Implementing this in your own career

  • Look for pain points no one wants to own—and offer to take them on

  • Develop cross-functional curiosity, not just support depth

  • Cultivate trust before a crisis hits

  • Remember: visibility isn't bragging—it's advocacy

Breaking through: lessons & key decisions

1. Manage up by solving your boss’s pain

If you want to grow, figure out what your boss is worried about—and fix it. Matt credits much of his advancement to understanding what mattered to his leaders, then showing how he could deliver on it.

"Everyone has a boss. And your job is to figure out how to take away your boss’s pain."

How you can apply it

  • Use 1:1s to ask what matters most to your manager

  • Track how your work contributes to their goals

  • Deliver context, not just numbers, when sharing updates

2. Say yes—even when it’s not in your job description

From handling real estate negotiations to conducting sales tax audits, Matt took on tasks far outside the traditional support remit. Why? Because someone needed to do it, and he was curious enough to figure it out.

"There's a subset of people who say, 'That’s not in my job description.' And I always think, then how would I ever promote you?"

How you can apply it

  • Be the person who raises their hand, even for the weird stuff

  • Treat every project like a chance to learn and stretch

  • Say yes strategically, then follow through with excellence

3. Learn to speak CFO (and CEO)

Support teams often stay siloed from business metrics, but Matt believes the key to advancement is understanding the financials and aligning your work to them.

"No one in a one-on-one has ever said to me, 'Can you help me understand how our team runs?' If someone did, I’d fall out of my chair—and then I’d invest in them."

How you can apply it

  • Ask your manager for visibility into financial reports

  • Take a free course on Excel or accounting basics

  • Practice turning support insights into business outcomes

4. Cultivate trust before you need it

When Matt led global team integrations and weathered delayed acquisitions, his ability to communicate transparently and consistently made all the difference. Trust wasn’t something he scrambled to build during a crisis—it was already there.

"If they believe you’re aware of their needs, they can let go of some of the fear."

How you can apply it

  • Build regular cadences of communication

  • Be human—acknowledge uncertainty when it’s real

  • Invest in relationships before you’re in a transition

5. Know when to stay, when to move on

Matt spent over a decade at one company—longer than he now recommends for rapid career growth. But he learned when it was time to leave and how to use that time to reset. Now, as a consultant, he looks for alignment over titles.

"I was there four years longer than I wanted to be. But I wouldn’t have known that if I hadn’t gone through it."

How you can apply it

  • Don’t let comfort keep you in a role that’s no longer growing

  • When stuck, ask: is this fixable or is it time to move?

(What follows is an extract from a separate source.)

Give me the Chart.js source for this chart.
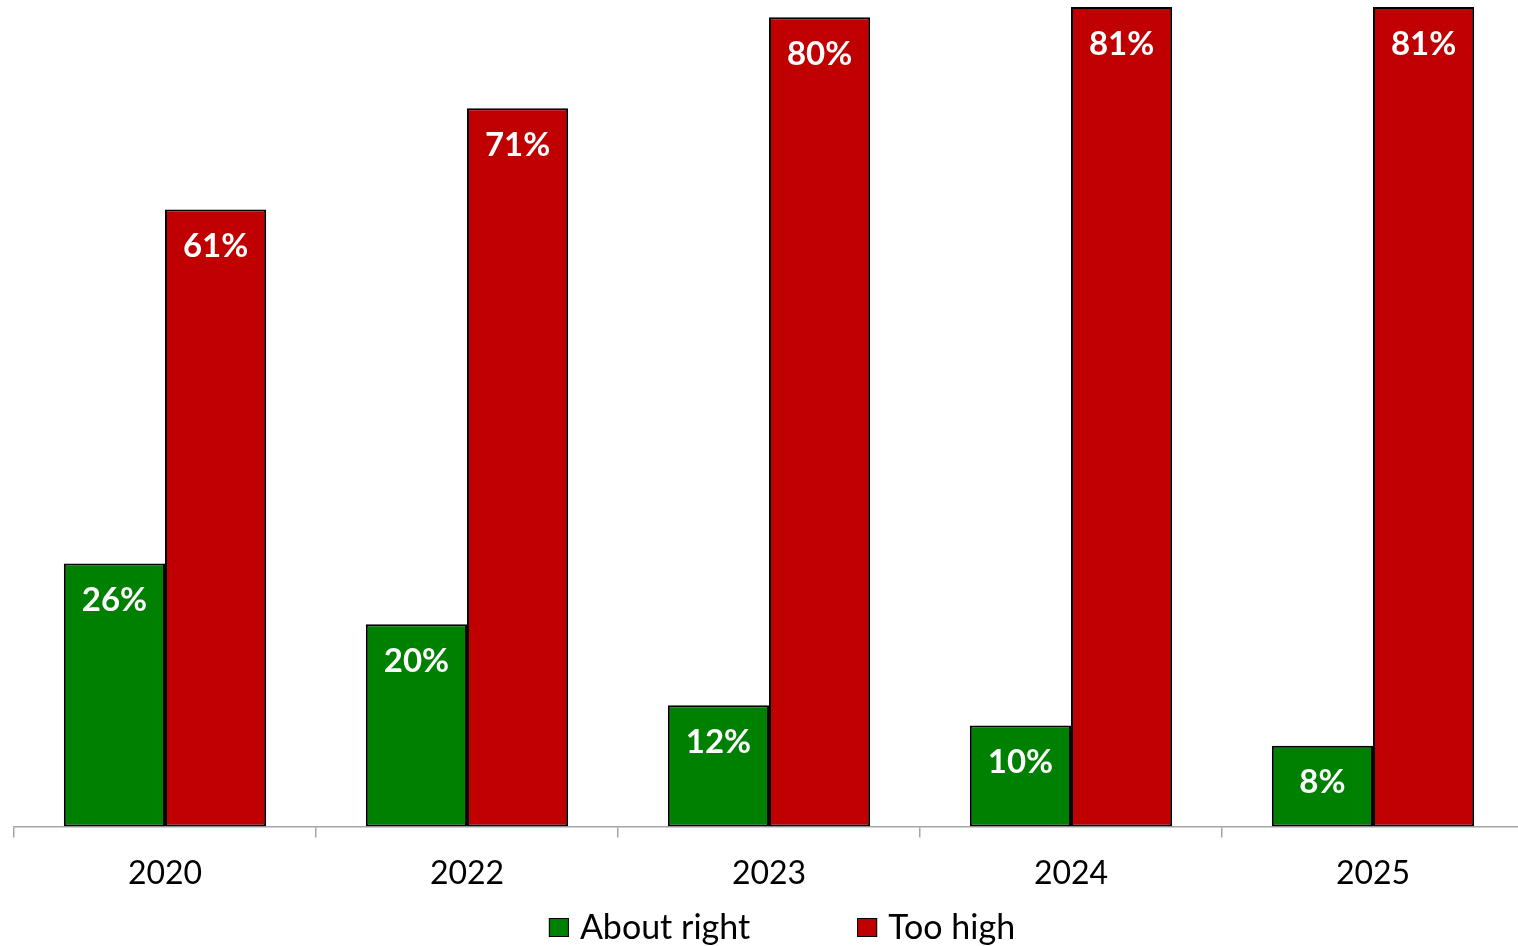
<!DOCTYPE html>
<html>
<head>
<meta charset="utf-8">
<title>About right vs Too high</title>
<script src="https://cdn.jsdelivr.net/npm/chart.js@4"></script>
<style>
  html, body { margin: 0; padding: 0; background: #fff; overflow: hidden; }
  #wrap { width: 1524px; height: 946px; position: relative; }
</style>
</head>
<body>
<div id="wrap"><canvas id="surveyChart"></canvas></div>
<script>
const years = ['2020', '2022', '2023', '2024', '2025'];
const aboutRight = [26, 20, 12, 10, 8];
const tooHigh = [61, 71, 80, 81, 81];

const GREEN = '#008000';
const RED = '#C00000';
const AXIS_GREY = '#A6A6A6';
const FONT = 'Lato, "Open Sans", sans-serif';

// white value labels just inside the top of each bar
const barValues = {
    id: 'barValues',
    afterDatasetsDraw(chart) {
        const ctx = chart.ctx;
        ctx.save();
        ctx.fillStyle = '#fff';
        ctx.font = `bold 33px ${FONT}`;
        ctx.textAlign = 'center';
        ctx.textBaseline = 'middle';
        chart.data.datasets.forEach((ds, i) => {
            chart.getDatasetMeta(i).data.forEach((bar, j) => {
                ctx.fillText(ds.data[j] + '%', bar.x, bar.y + 37);
            });
        });
        ctx.restore();
    }
};

// legend row under the axis, square swatches with a thin black edge
const bottomLegend = {
    id: 'bottomLegend',
    afterDraw(chart) {
        const ctx = chart.ctx;
        const box = 20, gap = 11, spacing = 107;
        const y = 928;
        ctx.save();
        ctx.font = `34px ${FONT}`;
        ctx.textBaseline = 'middle';
        const items = chart.data.datasets.map(ds => ({
            text: ds.label,
            color: ds.backgroundColor,
            w: box + gap + ctx.measureText(ds.label).width
        }));
        const total = items.reduce((s, it) => s + it.w, 0) + spacing * (items.length - 1);
        let x = chart.width / 2 + 20 - total / 2;
        items.forEach(it => {
            ctx.fillStyle = it.color;
            ctx.fillRect(x, y - box / 2, box, box - 1);
            ctx.strokeStyle = '#000';
            ctx.lineWidth = 1;
            ctx.strokeRect(x + 0.5, y - box / 2 + 0.5, box - 1, box - 2);
            ctx.fillStyle = '#000';
            ctx.fillText(it.text, x + box + gap, y);
            x += it.w + spacing;
        });
        ctx.restore();
    }
};

const ctx = document.getElementById('surveyChart').getContext('2d');
const surveyChart = new Chart(ctx, {
    type: 'bar',
    data: {
        labels: years,
        datasets: [
            { label: 'About right', data: aboutRight, backgroundColor: GREEN },
            { label: 'Too high', data: tooHigh, backgroundColor: RED }
        ]
    },
    options: {
        responsive: true,
        maintainAspectRatio: false,
        animation: false,
        layout: { padding: { left: 14, right: 0, top: 0, bottom: 36 } },
        datasets: {
            bar: {
                borderColor: '#000',
                borderWidth: 2,
                borderSkipped: false,
                categoryPercentage: 0.67,
                barPercentage: 1.0
            }
        },
        scales: {
            x: {
                grid: {
                    offset: true,
                    drawOnChartArea: false,
                    tickLength: 11,
                    color: AXIS_GREY,
                    lineWidth: 1.5
                },
                border: { display: true, color: AXIS_GREY, width: 1.5 },
                ticks: {
                    color: '#000',
                    padding: 17,
                    font: { family: FONT, size: 32 }
                }
            },
            y: {
                display: false,
                min: 0,
                max: 81.7
            }
        },
        plugins: {
            legend: { display: false },
            tooltip: { enabled: false }
        }
    },
    plugins: [barValues, bottomLegend]
});
</script>
</body>
</html>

  • Use transition time to reflect, reset, and refocus

Actionable takeaways

  • Cultivate curiosity. The people who move up aren’t just smart—they’re hungry to learn.

  • Know what your boss cares about. Then go solve it.

  • Be visible. Track your wins, share context, and advocate for your contributions.

  • Say yes—but say it with intention. It’s not about doing everything. It’s about doing the right things, well.

  • Lead with trust, not authority. Especially in hard times, people will follow someone they believe is looking out for them.

  • Recognize your support superpowers. Troubleshooting, context-switching, rapid learning—those are gold in any field.

Where they are now & final words of advice

Today, Matt splits his time between leading CX at Clearly Filtered and consulting through his firm, Moxie CX. He’s less interested in titles and more focused on meaningful work, balance, and helping others grow.

"Support is like a liberal arts degree. It gives you skills that can take you anywhere—but you have to be the one to turn those skills into something more. No one’s going to do it for you."